THE VILLAGE OF OAK LAWN, Appellant,
v.
EDWARD ROSEWELL, County Treasurer, et al., Appellees.
No. 61293.
Supreme Court of Illinois.
Opinion filed June 6, 1986. Rehearing denied September 26, 1986.*105 Klein, Thorpe & Jenkins, Ltd., of Chicago (Arthur C. Thorpe, of counsel), for appellant.
Richard M. Daley, State's Attorney, of Chicago, (Henry A. Hauser, Deputy State's Attorney, and Susan Condon, Assistant State's Attorney, of counsel), for appellees.
Judgment affirmed.
*106 JUSTICE MILLER delivered the opinion of the court:
The village of Oak Lawn filed suit in the circuit court of Cook County, challenging section 224 of the Revenue Act of 1939 (Ill. Rev. Stat., 1984 Supp., ch. 120, par. 705). The plaintiff village maintains that section 224, which authorizes counties to collect and retain interest on delinquent real estate taxes, violates article VII, section 9(a), of the Illinois Constitution of 1970 (Ill. Const. 1970, art. VII, sec. 9(a)). Plaintiff also contends that section 224 violates its constitutional right to equal protection.

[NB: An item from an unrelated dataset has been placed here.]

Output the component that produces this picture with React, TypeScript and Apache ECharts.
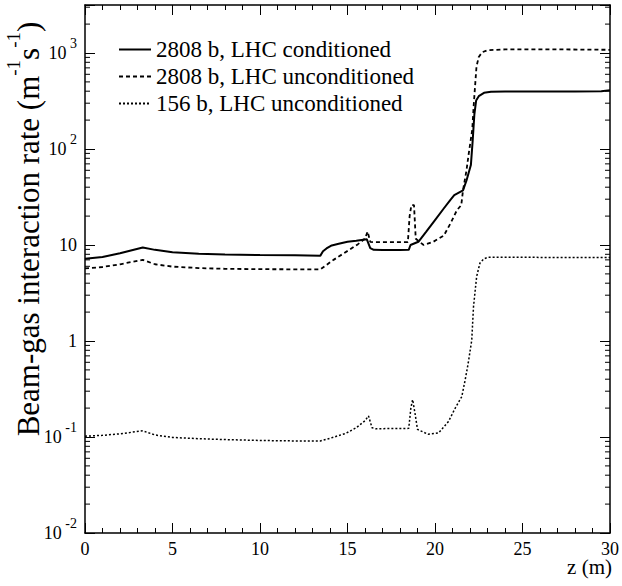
import React, { useEffect, useRef } from "react";
import * as echarts from "echarts";

// ---- data ----
const zCond = [0, 1, 2, 3.3, 4, 5, 6.5, 8, 10, 12, 13.45, 13.6, 13.8, 14.1, 14.5, 15, 15.5, 16.1, 16.3, 16.5, 17, 18, 18.5, 18.6, 19.05, 19.5, 20, 20.5, 20.87, 21.1, 21.6, 21.8, 22.05, 22.15, 22.25, 22.35, 22.5, 22.8, 23.2, 24, 26, 28, 29.5, 30];
const rateCond = [7.2, 7.5, 8.2, 9.4, 8.9, 8.4, 8.1, 7.95, 7.85, 7.8, 7.75, 8.6, 9.2, 9.9, 10.3, 10.8, 11.1, 11.5, 9.3, 8.9, 8.85, 8.85, 8.9, 10.0, 10.8, 13.8, 18.2, 24, 29.4, 33, 37, 47, 68, 120, 230, 320, 355, 385, 395, 398, 398, 398, 400, 410];

const zUncond = [0, 1, 2, 3.3, 4, 5, 6.5, 8, 10, 12, 13.45, 13.8, 14.2, 14.7, 15.1, 15.6, 16.0, 16.15, 16.3, 16.5, 18.45, 18.55, 18.65, 18.8, 18.9, 19.35, 19.9, 20.5, 20.9, 21.25, 21.5, 21.6, 21.8, 21.93, 22.13, 22.22, 22.37, 22.5, 22.7, 23.0, 24, 27, 30];
const rateUncond = [5.7, 5.9, 6.3, 7.0, 6.3, 5.95, 5.75, 5.65, 5.6, 5.58, 5.58, 6.2, 7.0, 8.0, 8.9, 10.2, 11.7, 13.8, 10.8, 10.7, 10.7, 20, 26, 26, 11.6, 10.0, 10.8, 12.5, 17, 23, 26, 37, 60, 90, 160, 300, 720, 910, 1020, 1070, 1090, 1090, 1080];

const z156 = [0, 1, 2, 3.3, 4, 5, 6.5, 8, 10, 12, 13.45, 14, 14.9, 15.5, 16.0, 16.2, 16.4, 16.6, 18.5, 18.62, 18.72, 18.85, 19.0, 19.6, 20.2, 20.77, 21.15, 21.53, 21.72, 21.9, 22.1, 22.2, 22.38, 22.57, 22.8, 23.05, 24, 27, 30];
const rate156 = [0.102, 0.104, 0.108, 0.116, 0.105, 0.099, 0.096, 0.094, 0.092, 0.091, 0.091, 0.097, 0.109, 0.125, 0.148, 0.166, 0.125, 0.122, 0.123, 0.2, 0.245, 0.18, 0.12, 0.107, 0.11, 0.145, 0.199, 0.263, 0.39, 0.59, 1.02, 2.27, 4.7, 6.5, 7.2, 7.45, 7.45, 7.42, 7.4];

const seriesNames = ["2808 b, LHC conditioned", "2808 b, LHC unconditioned", "156 b, LHC unconditioned"];

const xMin = 0;
const xMax = 30;
const xStep = 5;
const yMin = 0.01;
const yMax = Math.pow(10, 3.5);
const minorMultipliers = [2, 3, 4, 5, 6, 7, 8, 9];
const decades = [-2, -1, 0, 1, 2, 3];

const FONT = "'Liberation Serif', 'Times New Roman', serif";

function zip(zs: number[], vs: number[]) {
  return zs.map((z, i) => [z, vs[i]]);
}

function xAxisOpt(position: string, showLabel: boolean) {
  return {
    type: "value",
    position,
    min: xMin,
    max: xMax,
    interval: xStep,
    splitLine: { show: false },
    axisLine: { show: true, onZero: false, lineStyle: { color: "#000", width: 1.5 } },
    axisTick: { show: true, inside: true, length: 10, lineStyle: { color: "#000", width: 1 } },
    minorTick: { show: true, splitNumber: 5, length: 5, lineStyle: { color: "#000", width: 1 } },
    axisLabel: showLabel
      ? { show: true, fontSize: 18, fontFamily: FONT, color: "#000", margin: 7 }
      : { show: false },
  };
}

function yLabel(v: number) {
  const e = Math.log10(v);
  const r = Math.round(e);
  if (Math.abs(e - r) > 1e-6) return "";
  if (r === 1) return "{b|10}";
  if (r === 0) return "{b|1}";
  return "{b|10}{s| " + r + "}";
}

function yAxisOpt(position: string, showLabel: boolean) {
  return {
    type: "log",
    logBase: 10,
    position,
    min: yMin,
    max: yMax,
    splitLine: { show: false },
    axisLine: { show: true, onZero: false, lineStyle: { color: "#000", width: 1.5 } },
    axisTick: { show: true, inside: true, length: 10, lineStyle: { color: "#000", width: 1 } },
    axisLabel: showLabel
      ? {
          show: true,
          formatter: yLabel,
          margin: 8,
          rich: {
            b: { fontSize: 18, fontFamily: FONT, color: "#000", lineHeight: 34 },
            s: { fontSize: 14, fontFamily: FONT, color: "#000", lineHeight: 18, verticalAlign: "top" },
          },
        }
      : { show: false },
  };
}

export default function App() {
  const ref = useRef<HTMLDivElement>(null);
  useEffect(() => {
    if (!ref.current) return;
    document.body.style.margin = "0";
    const chart = echarts.init(ref.current, undefined, { renderer: "svg" });

    const minorVals: number[] = [];
    decades.forEach((d) => {
      minorMultipliers.forEach((m) => {
        const v = m * Math.pow(10, d);
        if (v < yMax) minorVals.push(v);
      });
    });

    chart.setOption({
      animation: false,
      grid: { left: 85, right: 10, top: 5, bottom: 53 },
      xAxis: [xAxisOpt("bottom", true), xAxisOpt("top", false)],
      yAxis: [yAxisOpt("left", true), yAxisOpt("right", false)],
      legend: {
        show: true,
        orient: "vertical",
        left: 113,
        top: 33,
        itemWidth: 32,
        itemHeight: 14,
        itemGap: 4,
        data: seriesNames,
        textStyle: { fontSize: 23, fontFamily: FONT, color: "#000", lineHeight: 23 },
        itemStyle: { opacity: 0 },
        selectedMode: false,
      },
      graphic: [
        {
          type: "text",
          x: 28,
          y: 229,
          rotation: Math.PI / 2,
          style: {
            text: "{t|Beam-gas interaction rate (m}{s|-1}{t|s}{s|-1}{t|)}",
            rich: {
              t: { fontSize: 31, fontFamily: FONT, fill: "#000", lineHeight: 48 },
              s: { fontSize: 19, fontFamily: FONT, fill: "#000", lineHeight: 24, verticalAlign: "top" },
            },
            align: "center",
            verticalAlign: "middle",
          },
        },
        {
          type: "text",
          right: 10,
          top: 556,
          style: { text: "z (m)", fontSize: 21, fontFamily: FONT, fill: "#000" },
        },
      ],
      series: [
        {
          name: seriesNames[0],
          type: "line",
          data: zip(zCond, rateCond),
          symbol: "none",
          lineStyle: { color: "#000", width: 2, type: "solid" },
          itemStyle: { color: "#000" },
        },
        {
          name: seriesNames[1],
          type: "line",
          data: zip(zUncond, rateUncond),
          symbol: "none",
          lineStyle: { color: "#000", width: 1.8, type: [4, 3] },
          itemStyle: { color: "#000" },
        },
        {
          name: seriesNames[2],
          type: "line",
          data: zip(z156, rate156),
          symbol: "none",
          lineStyle: { color: "#000", width: 1.5, type: [2, 2] },
          itemStyle: { color: "#000" },
        },
        {
          type: "custom",
          data: minorVals.map((v) => [15, v]),
          renderItem: (params: any, api: any) => {
            try {
              const v = api.value(1);
              const pl = api.coord([xMin, v]);
              const pr = api.coord([xMax, v]);
              return {
                type: "group",
                children: [
                  { type: "line", shape: { x1: pl[0], y1: pl[1], x2: pl[0] + 5, y2: pl[1] }, style: { stroke: "#000", lineWidth: 1 } },
                  { type: "line", shape: { x1: pr[0] - 5, y1: pr[1], x2: pr[0], y2: pr[1] }, style: { stroke: "#000", lineWidth: 1 } },
                ],
              };
            } catch (e) {
              return null;
            }
          },
        },
      ],
    });
    return () => chart.dispose();
  }, []);
  return <div ref={ref} style={{ width: 622, height: 586 }} />;
}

Plaintiff's complaint, filed on behalf of the village and all other units of local government which levy property taxes in Cook County, requested declaratory and injunctive relief. Plaintiff also sought repayment from the defendants of all funds collected and retained by the county collector as interest penalties on taxes levied by the village which were delinquent when paid. The trial court granted the defendants' motion to dismiss the suit under section 2-615 of the Code of Civil Procedure (Ill. Rev. Stat. 1983, ch. 110, par. 2-615). The appellate court affirmed the dismissal, with one justice dissenting. (128 Ill. App. 3d 639.) We allowed the plaintiff's petition for leave to appeal (94 Ill.2d R. 315(a)).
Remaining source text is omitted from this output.